■ WORK REQUIRED
Without the pictures, print the lines running from the beginning of the material to the line containing "var gridColor = '#6c6c6c';", both ends included.
--- Start of DATA PROVIDED ---
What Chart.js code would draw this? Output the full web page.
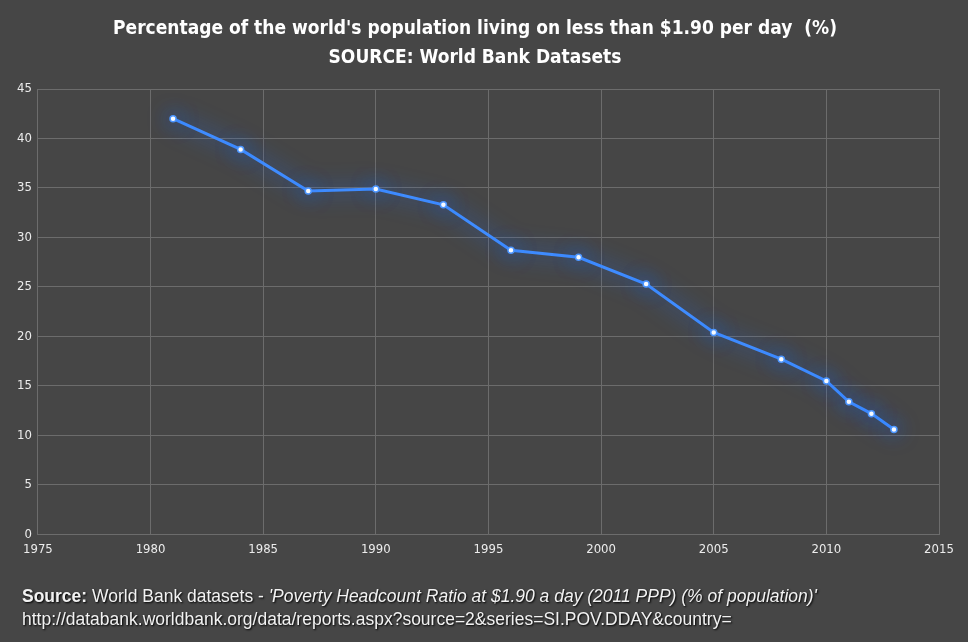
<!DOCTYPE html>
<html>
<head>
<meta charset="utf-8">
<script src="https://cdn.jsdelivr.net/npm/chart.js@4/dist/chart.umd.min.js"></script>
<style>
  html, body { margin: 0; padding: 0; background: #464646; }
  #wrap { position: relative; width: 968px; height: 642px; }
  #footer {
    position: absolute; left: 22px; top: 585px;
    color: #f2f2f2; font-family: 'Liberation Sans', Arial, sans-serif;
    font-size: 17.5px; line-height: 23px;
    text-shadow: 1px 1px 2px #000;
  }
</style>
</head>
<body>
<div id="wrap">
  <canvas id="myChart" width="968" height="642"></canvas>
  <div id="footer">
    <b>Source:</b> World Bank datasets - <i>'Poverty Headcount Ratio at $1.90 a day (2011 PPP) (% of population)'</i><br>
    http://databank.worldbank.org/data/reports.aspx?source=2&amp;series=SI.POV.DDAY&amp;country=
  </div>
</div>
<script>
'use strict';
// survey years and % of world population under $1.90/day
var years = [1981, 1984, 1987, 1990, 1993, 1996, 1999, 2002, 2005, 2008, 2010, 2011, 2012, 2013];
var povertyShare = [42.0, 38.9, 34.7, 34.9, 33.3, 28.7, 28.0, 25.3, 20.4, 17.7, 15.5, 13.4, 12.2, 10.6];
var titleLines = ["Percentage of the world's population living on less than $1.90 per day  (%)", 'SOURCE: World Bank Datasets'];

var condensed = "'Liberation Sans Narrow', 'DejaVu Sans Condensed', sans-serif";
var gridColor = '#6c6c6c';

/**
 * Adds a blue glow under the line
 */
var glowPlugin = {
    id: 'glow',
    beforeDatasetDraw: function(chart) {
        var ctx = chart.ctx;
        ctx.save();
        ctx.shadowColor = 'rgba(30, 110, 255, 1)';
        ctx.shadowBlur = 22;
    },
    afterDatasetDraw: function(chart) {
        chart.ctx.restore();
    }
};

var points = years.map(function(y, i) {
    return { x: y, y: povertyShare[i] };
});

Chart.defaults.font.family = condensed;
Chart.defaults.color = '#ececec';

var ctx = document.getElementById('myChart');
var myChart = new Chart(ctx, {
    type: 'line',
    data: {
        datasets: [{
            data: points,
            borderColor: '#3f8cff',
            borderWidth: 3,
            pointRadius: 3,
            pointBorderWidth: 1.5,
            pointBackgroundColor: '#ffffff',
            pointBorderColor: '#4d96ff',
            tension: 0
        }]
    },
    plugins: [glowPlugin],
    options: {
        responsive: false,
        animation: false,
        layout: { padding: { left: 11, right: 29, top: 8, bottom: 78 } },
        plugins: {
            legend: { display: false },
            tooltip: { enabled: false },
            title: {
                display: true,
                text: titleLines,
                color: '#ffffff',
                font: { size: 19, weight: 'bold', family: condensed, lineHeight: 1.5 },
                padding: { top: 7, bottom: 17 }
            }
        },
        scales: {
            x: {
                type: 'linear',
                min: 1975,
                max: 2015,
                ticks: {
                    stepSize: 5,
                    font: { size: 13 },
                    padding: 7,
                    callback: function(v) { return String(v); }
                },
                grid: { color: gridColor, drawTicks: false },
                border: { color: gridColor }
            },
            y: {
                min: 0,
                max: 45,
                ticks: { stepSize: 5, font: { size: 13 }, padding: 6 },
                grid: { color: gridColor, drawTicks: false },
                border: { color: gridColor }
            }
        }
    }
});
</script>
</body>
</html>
--- End of DATA PROVIDED ---
■ SOLUTION TO THE PROBLEM
What Chart.js code would draw this? Output the full web page.
<!DOCTYPE html>
<html>
<head>
<meta charset="utf-8">
<script src="https://cdn.jsdelivr.net/npm/chart.js@4/dist/chart.umd.min.js"></script>
<style>
  html, body { margin: 0; padding: 0; background: #464646; }
  #wrap { position: relative; width: 968px; height: 642px; }
  #footer {
    position: absolute; left: 22px; top: 585px;
    color: #f2f2f2; font-family: 'Liberation Sans', Arial, sans-serif;
    font-size: 17.5px; line-height: 23px;
    text-shadow: 1px 1px 2px #000;
  }
</style>
</head>
<body>
<div id="wrap">
  <canvas id="myChart" width="968" height="642"></canvas>
  <div id="footer">
    <b>Source:</b> World Bank datasets - <i>'Poverty Headcount Ratio at $1.90 a day (2011 PPP) (% of population)'</i><br>
    http://databank.worldbank.org/data/reports.aspx?source=2&amp;series=SI.POV.DDAY&amp;country=
  </div>
</div>
<script>
'use strict';
// survey years and % of world population under $1.90/day
var years = [1981, 1984, 1987, 1990, 1993, 1996, 1999, 2002, 2005, 2008, 2010, 2011, 2012, 2013];
var povertyShare = [42.0, 38.9, 34.7, 34.9, 33.3, 28.7, 28.0, 25.3, 20.4, 17.7, 15.5, 13.4, 12.2, 10.6];
var titleLines = ["Percentage of the world's population living on less than $1.90 per day  (%)", 'SOURCE: World Bank Datasets'];

var condensed = "'Liberation Sans Narrow', 'DejaVu Sans Condensed', sans-serif";
var gridColor = '#6c6c6c';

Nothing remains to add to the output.